La position habituelle des aiguiseurs, aux grandes meules, est d’être assis vis-à-vis de la circonférence, le corps penché vers la meule ; ils tiennent des deux mains la lame soutenue, sur une de ses faces, par un morceau de bois nommé support, & ils appuient, très-fortement l’autre face sur le champ de la meule, en s’aidant souvent des genoux, qui sont à cet effet, garnis de genouillères en cuir. On sent que pour ce travail il est indispensable qu’ils prennent cette position ; s’ils étoient placés de côté, ne tenant dans ce cas la lame que par une extrémité, ils ne pourroient pas l’appuyer assez fortement sur la meule, qui ne mordroit pas suffisamment & n’enleveroit pas assez de matière ; d’ailleurs, dans cette posture, ils ne pourroient appuyer à volonté, plus fortement, sur la meule, une partie déterminée de la lame : ce qui est absolument nécessaire. Enfin, dans cette position, la lame n’étant pas soutenue par son extrémité antérieure, elle épronveroit sur la meule un sautillement continuel, qui rendroit l’aiguisage & la conservation des dimensîons impossibles.

Il arrive encore que les aiguiseurs se placent debout contre le côté de la même meule quand, faute de place à une meule moyenne, ils veulent se servir de la grande pour mettre les lames à la longueur & en ébaucher le tranchant ; pour cela ils ne font pas usage du champ, mais de la partie plane du côté de la meule, contre laquelle ils appuient leurs lames des deux mains. Cette opération ou la précédente peuvent se faire simultanément avec la première qu’on a décrite, en sorte que deux aiguiseurs travaillent ensemble à la grande meule.

Les meules moyennes, en grès tendre, servent à aiguiser en long les pans creux des lames de sabres & de baïonnettes, au moyen des cannelures qu’on y pratique, d’une épaisseur analogue à la largeur des pans creux.

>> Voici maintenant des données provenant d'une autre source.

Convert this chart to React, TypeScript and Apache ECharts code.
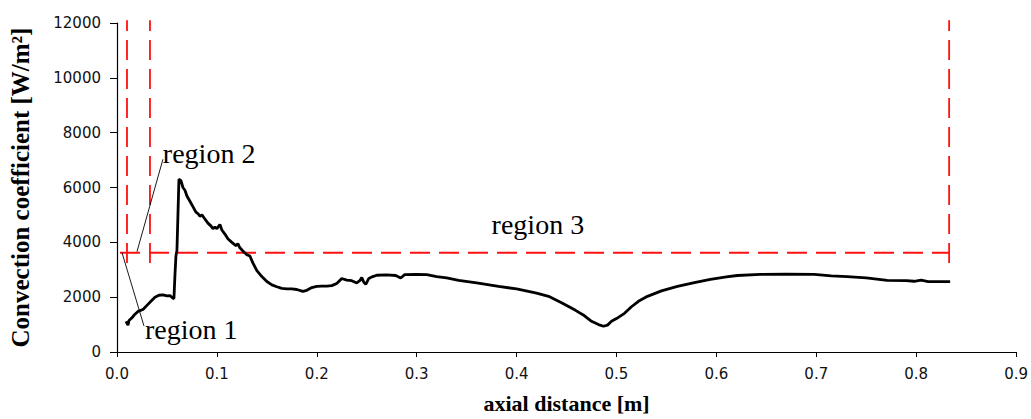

Les aiguiseurs se placent sur le côté de la meule, & tenant d’une main la lame vers la soye ou vers la douille, & de l’autre vers la pointe, ils la promènent en long sur les cannelures, en avançant fortement le haut du corps au-dessus de la meule. Dans cette position ils courroient de grands dangers si la meule se rompait ; mais celle-ci étant d’une grande épaisseur & d’un diamètre médiocre, elle a beaucoup de solidité.